Objective — In the entries below, the lines from the one with "Generate a web" through the one with "-25, -15, -5];" are to be copied exactly; both ends count.

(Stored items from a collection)
■ ■ ■ ■ ■ ■ ■
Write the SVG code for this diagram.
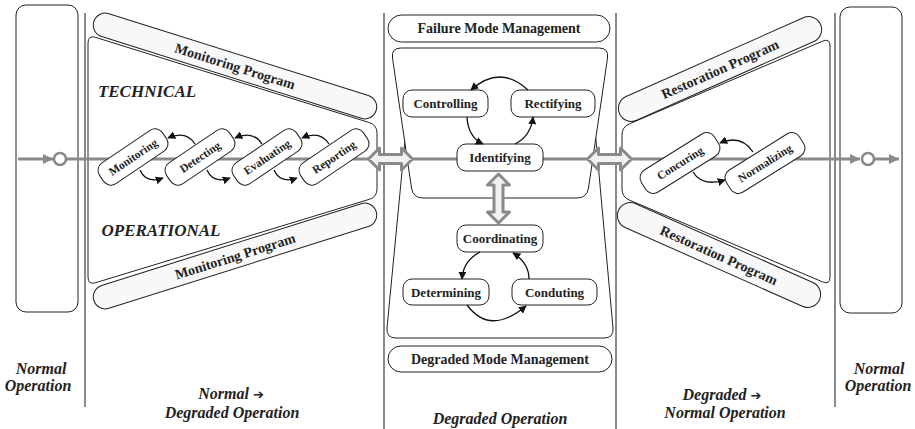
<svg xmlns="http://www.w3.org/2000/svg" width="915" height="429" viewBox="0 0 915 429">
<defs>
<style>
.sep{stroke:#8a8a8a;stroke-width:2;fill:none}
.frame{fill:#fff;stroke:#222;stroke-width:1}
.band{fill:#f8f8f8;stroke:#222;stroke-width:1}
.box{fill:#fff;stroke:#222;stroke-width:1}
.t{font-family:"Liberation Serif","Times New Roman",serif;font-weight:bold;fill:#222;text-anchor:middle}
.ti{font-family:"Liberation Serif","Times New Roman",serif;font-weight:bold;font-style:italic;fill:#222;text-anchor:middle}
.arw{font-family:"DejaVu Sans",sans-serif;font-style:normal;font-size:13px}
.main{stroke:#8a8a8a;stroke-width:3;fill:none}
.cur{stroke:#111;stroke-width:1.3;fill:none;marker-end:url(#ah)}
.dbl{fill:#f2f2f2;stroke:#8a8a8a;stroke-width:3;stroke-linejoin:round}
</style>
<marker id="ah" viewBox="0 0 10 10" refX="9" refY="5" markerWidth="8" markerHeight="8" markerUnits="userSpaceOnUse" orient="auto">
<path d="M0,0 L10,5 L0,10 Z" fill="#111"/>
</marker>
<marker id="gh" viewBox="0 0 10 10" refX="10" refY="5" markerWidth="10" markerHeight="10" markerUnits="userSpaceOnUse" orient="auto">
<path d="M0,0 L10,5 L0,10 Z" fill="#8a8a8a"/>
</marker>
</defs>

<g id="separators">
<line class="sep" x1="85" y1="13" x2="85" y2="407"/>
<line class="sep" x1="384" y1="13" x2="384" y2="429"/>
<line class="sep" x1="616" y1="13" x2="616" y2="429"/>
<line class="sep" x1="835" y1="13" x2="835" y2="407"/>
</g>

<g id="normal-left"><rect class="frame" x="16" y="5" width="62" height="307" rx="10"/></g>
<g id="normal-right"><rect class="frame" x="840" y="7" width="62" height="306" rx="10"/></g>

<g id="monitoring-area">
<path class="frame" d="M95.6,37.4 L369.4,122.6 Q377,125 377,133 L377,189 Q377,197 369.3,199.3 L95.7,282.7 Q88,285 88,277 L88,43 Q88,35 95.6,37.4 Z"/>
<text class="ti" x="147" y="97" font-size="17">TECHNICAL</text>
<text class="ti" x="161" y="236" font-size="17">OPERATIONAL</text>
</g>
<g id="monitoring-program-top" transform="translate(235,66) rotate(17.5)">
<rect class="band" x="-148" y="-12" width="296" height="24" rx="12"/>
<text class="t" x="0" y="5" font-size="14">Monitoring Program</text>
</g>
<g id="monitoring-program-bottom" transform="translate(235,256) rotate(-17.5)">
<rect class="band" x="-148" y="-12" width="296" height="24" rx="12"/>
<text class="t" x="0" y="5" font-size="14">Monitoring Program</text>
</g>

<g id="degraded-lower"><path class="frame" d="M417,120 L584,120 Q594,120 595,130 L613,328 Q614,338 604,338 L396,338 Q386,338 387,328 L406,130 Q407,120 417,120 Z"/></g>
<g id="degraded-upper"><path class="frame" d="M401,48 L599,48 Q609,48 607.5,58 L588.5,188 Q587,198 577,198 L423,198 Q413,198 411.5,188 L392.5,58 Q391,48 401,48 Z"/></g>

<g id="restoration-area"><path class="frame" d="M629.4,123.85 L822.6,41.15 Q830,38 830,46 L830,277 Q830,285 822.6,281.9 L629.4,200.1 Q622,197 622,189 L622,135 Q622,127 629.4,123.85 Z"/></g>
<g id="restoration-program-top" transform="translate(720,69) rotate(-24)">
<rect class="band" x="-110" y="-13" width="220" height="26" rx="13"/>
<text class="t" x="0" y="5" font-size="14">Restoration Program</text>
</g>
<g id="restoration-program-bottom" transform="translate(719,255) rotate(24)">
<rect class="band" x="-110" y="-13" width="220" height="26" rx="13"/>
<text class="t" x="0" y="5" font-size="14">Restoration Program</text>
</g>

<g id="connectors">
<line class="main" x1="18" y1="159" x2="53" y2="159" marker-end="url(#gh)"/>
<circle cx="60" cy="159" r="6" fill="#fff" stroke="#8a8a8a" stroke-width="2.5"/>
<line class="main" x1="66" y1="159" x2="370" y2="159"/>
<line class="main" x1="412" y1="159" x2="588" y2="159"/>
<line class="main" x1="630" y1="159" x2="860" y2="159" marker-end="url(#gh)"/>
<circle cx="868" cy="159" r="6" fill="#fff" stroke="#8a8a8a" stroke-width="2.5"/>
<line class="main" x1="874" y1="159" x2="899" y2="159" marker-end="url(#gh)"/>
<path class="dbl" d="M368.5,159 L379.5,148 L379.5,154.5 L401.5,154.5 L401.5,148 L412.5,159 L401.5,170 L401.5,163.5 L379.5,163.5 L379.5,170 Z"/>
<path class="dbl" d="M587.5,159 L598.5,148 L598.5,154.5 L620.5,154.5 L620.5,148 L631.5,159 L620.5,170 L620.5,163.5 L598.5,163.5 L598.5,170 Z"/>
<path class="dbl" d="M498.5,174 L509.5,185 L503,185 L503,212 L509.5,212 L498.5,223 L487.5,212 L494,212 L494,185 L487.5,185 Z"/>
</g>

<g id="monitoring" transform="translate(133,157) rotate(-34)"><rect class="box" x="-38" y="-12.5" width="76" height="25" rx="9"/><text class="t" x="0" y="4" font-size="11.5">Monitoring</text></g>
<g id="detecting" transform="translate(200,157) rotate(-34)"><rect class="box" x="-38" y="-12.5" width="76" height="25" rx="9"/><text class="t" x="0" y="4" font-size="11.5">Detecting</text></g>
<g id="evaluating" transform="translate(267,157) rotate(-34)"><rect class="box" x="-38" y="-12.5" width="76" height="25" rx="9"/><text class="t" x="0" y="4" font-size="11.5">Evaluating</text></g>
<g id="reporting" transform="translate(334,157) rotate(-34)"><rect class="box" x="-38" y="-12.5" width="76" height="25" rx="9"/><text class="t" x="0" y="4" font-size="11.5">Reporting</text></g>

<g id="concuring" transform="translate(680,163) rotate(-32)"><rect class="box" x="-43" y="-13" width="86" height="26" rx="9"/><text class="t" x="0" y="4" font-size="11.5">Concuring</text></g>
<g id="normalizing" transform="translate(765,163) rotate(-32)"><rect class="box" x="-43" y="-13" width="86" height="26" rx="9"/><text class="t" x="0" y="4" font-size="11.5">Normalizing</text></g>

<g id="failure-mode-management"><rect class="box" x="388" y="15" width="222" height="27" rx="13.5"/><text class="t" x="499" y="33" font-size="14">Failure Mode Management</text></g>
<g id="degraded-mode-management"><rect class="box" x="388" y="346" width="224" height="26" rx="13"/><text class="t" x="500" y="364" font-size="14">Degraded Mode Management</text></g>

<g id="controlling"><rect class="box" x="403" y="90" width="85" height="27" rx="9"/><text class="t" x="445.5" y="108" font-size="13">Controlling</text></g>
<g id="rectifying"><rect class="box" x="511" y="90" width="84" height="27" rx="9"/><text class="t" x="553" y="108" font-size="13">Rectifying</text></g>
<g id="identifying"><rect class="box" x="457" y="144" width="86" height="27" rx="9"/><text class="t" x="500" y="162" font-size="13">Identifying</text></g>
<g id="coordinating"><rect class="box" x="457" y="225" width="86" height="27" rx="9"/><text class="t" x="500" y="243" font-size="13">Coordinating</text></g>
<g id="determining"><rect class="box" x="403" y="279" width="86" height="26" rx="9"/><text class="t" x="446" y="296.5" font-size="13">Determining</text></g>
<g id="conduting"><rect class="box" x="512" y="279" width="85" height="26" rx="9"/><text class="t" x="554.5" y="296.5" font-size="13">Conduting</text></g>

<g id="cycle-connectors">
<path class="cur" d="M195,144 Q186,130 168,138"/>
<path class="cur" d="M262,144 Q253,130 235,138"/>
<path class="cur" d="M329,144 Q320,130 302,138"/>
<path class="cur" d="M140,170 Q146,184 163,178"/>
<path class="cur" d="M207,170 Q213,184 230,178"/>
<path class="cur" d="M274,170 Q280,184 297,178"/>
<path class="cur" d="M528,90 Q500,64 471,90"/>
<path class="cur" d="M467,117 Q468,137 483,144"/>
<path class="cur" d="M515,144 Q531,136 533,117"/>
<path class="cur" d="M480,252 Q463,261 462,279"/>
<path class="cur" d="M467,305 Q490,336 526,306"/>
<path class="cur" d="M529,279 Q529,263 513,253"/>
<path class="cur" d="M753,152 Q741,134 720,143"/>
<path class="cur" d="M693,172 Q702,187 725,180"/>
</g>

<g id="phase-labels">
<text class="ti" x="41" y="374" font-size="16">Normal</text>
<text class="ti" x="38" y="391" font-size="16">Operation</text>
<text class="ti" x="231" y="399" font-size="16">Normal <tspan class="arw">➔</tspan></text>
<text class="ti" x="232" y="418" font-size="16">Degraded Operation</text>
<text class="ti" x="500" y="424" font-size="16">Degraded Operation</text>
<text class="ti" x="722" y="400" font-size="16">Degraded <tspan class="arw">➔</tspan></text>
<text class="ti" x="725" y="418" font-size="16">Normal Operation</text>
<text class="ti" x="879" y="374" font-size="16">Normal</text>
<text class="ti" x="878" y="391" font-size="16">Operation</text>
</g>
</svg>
■ ■ ■ ■ ■ ■ ■
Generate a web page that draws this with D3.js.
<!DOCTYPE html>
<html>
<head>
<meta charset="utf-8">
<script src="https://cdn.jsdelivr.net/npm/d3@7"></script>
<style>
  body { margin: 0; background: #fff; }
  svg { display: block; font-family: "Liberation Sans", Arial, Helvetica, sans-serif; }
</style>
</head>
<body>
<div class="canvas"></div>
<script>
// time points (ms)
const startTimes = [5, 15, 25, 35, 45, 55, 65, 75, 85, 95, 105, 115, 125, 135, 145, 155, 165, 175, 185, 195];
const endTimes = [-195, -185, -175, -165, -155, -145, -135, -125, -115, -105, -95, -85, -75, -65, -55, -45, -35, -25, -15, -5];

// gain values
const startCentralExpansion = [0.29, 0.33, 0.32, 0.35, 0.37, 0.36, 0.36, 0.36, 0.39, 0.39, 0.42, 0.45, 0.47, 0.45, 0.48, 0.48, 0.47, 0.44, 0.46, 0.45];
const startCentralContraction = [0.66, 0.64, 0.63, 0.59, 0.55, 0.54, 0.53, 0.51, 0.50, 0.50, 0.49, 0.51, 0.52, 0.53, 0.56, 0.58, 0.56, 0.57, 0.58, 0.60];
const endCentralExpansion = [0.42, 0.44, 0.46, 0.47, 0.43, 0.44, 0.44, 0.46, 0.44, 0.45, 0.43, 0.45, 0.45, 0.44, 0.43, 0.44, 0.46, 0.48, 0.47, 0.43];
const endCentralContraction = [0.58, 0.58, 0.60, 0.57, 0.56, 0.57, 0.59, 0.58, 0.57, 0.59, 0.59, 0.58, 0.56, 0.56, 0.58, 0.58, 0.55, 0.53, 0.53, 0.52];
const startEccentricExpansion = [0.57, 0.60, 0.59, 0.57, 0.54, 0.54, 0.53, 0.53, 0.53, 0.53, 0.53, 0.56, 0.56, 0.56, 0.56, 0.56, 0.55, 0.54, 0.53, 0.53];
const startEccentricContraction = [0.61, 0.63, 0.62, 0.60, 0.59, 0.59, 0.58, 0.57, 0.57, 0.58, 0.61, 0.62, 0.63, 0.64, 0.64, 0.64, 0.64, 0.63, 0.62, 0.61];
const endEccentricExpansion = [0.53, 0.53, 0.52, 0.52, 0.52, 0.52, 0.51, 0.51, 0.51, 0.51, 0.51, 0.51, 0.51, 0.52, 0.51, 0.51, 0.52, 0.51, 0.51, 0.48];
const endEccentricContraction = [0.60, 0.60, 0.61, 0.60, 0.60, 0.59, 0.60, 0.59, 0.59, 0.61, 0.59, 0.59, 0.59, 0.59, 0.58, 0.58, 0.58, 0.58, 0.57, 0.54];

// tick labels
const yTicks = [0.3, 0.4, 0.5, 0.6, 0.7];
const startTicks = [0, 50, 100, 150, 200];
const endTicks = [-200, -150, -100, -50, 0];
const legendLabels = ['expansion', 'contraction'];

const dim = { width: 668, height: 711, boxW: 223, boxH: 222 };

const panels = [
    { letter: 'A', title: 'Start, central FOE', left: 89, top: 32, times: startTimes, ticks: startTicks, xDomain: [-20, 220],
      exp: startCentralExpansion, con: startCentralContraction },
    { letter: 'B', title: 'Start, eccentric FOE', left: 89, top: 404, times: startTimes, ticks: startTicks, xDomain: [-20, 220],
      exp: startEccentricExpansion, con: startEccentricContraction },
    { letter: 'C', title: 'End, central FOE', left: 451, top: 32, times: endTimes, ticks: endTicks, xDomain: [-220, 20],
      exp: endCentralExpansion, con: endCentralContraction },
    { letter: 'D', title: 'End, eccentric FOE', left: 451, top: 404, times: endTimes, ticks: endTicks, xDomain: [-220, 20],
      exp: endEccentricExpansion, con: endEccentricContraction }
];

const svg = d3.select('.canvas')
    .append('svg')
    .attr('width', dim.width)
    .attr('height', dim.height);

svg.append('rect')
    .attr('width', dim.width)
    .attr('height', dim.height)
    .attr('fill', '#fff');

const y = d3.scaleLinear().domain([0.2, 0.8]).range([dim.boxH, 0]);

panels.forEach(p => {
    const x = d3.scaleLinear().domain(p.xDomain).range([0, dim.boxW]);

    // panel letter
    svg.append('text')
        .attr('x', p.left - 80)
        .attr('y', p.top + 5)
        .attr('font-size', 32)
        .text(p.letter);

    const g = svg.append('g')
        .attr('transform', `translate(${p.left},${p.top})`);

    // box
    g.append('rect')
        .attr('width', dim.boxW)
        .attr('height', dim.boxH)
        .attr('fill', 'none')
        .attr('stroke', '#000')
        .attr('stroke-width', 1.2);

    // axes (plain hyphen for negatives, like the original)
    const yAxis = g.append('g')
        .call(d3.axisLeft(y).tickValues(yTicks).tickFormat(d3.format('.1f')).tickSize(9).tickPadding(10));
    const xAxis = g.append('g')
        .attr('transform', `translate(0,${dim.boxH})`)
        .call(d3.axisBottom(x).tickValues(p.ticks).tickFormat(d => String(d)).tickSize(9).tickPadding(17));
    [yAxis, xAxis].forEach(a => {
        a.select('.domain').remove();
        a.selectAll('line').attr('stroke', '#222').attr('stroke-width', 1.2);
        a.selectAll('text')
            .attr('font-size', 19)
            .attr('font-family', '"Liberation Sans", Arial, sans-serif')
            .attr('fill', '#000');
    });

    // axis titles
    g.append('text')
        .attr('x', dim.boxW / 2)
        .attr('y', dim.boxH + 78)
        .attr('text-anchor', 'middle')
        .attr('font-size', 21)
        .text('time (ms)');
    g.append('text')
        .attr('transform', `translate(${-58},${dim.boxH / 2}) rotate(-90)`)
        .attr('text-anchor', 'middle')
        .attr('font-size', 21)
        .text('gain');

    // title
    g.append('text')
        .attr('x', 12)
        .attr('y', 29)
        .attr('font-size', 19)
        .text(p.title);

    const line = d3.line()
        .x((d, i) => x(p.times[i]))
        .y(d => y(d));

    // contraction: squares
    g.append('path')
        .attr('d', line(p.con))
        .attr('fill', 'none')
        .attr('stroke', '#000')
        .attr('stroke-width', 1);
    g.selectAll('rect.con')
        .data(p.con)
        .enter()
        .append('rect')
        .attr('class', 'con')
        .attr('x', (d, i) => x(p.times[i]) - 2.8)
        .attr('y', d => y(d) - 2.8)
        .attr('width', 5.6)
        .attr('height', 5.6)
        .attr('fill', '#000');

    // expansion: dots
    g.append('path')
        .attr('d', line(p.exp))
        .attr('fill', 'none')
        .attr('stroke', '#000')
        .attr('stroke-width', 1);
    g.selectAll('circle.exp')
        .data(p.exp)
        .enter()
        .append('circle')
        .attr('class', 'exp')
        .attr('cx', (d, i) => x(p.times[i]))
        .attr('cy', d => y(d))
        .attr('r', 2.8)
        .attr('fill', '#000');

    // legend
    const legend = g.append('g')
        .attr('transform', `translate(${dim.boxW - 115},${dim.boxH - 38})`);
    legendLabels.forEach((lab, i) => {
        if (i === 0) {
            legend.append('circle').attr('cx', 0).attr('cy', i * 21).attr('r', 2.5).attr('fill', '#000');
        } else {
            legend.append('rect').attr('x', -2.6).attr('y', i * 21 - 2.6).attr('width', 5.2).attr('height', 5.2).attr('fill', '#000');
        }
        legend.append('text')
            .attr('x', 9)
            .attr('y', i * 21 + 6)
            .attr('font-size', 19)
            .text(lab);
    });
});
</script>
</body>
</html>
■ ■ ■ ■ ■ ■ ■
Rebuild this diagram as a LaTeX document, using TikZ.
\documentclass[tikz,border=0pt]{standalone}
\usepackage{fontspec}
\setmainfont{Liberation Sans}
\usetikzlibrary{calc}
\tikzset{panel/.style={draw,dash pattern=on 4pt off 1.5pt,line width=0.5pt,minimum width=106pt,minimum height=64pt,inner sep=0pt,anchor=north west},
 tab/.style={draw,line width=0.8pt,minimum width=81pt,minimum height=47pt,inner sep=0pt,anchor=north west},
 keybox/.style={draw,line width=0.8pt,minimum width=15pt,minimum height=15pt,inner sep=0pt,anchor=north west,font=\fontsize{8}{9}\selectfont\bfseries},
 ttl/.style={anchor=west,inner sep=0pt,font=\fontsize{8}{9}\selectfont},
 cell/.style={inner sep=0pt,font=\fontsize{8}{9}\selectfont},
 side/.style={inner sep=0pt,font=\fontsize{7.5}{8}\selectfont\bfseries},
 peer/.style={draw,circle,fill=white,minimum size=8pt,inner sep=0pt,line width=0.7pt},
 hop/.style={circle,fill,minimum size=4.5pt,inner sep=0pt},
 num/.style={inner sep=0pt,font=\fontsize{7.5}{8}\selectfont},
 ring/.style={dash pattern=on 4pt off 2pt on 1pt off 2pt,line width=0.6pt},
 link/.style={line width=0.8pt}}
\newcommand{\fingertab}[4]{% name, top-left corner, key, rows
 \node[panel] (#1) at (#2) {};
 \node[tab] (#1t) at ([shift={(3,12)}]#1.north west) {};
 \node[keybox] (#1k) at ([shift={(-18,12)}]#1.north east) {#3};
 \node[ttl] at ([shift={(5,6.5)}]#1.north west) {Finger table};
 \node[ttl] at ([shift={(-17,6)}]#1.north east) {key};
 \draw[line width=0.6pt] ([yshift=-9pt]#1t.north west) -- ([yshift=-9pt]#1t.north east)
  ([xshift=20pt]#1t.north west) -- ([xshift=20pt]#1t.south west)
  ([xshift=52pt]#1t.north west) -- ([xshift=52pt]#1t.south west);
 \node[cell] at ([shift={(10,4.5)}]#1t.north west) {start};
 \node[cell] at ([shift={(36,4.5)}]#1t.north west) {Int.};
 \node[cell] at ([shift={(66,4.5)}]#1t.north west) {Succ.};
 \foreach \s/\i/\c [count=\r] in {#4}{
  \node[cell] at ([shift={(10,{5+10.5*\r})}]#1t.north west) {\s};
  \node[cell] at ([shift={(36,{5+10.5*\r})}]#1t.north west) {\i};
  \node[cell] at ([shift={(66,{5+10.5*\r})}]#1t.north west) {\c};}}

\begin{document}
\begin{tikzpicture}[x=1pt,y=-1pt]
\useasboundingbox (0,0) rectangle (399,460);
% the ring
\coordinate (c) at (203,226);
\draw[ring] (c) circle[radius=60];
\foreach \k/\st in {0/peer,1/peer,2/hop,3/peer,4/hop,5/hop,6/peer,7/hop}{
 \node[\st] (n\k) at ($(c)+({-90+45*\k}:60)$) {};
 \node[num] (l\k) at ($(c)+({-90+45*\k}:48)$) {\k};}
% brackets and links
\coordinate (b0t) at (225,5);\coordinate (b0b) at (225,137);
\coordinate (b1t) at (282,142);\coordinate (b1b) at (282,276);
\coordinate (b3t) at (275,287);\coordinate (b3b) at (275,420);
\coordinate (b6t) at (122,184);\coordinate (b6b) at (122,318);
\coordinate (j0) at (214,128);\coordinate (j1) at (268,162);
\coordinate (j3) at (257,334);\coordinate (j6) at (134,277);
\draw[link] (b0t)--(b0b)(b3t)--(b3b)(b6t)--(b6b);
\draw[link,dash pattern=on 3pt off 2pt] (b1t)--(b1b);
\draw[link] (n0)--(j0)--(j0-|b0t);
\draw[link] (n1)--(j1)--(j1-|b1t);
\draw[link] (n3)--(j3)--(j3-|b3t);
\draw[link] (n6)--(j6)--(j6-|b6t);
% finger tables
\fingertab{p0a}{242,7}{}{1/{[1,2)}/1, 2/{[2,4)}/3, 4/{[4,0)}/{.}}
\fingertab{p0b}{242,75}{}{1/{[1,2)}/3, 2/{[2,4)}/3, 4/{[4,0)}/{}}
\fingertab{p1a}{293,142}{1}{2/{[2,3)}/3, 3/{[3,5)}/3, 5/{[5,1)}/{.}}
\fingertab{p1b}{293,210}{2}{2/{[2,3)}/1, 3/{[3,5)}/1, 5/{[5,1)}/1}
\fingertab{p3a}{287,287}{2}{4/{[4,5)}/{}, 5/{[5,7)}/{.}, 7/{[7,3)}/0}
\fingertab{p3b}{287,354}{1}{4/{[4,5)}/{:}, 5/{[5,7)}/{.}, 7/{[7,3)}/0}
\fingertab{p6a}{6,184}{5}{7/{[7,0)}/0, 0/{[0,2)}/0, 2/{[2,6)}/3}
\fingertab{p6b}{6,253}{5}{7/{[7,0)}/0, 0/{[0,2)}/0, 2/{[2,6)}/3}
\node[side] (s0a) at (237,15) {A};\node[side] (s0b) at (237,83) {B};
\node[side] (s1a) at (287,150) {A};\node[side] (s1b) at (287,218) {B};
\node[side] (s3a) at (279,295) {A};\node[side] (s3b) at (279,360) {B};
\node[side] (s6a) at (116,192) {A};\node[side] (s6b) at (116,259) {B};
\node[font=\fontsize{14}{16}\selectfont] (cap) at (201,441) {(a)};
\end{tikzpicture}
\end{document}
■ ■ ■ ■ ■ ■ ■
Full solution —
Generate a web page that draws this with D3.js.
<!DOCTYPE html>
<html>
<head>
<meta charset="utf-8">
<script src="https://cdn.jsdelivr.net/npm/d3@7"></script>
<style>
  body { margin: 0; background: #fff; }
  svg { display: block; font-family: "Liberation Sans", Arial, Helvetica, sans-serif; }
</style>
</head>
<body>
<div class="canvas"></div>
<script>
// time points (ms)
const startTimes = [5, 15, 25, 35, 45, 55, 65, 75, 85, 95, 105, 115, 125, 135, 145, 155, 165, 175, 185, 195];
const endTimes = [-195, -185, -175, -165, -155, -145, -135, -125, -115, -105, -95, -85, -75, -65, -55, -45, -35, -25, -15, -5];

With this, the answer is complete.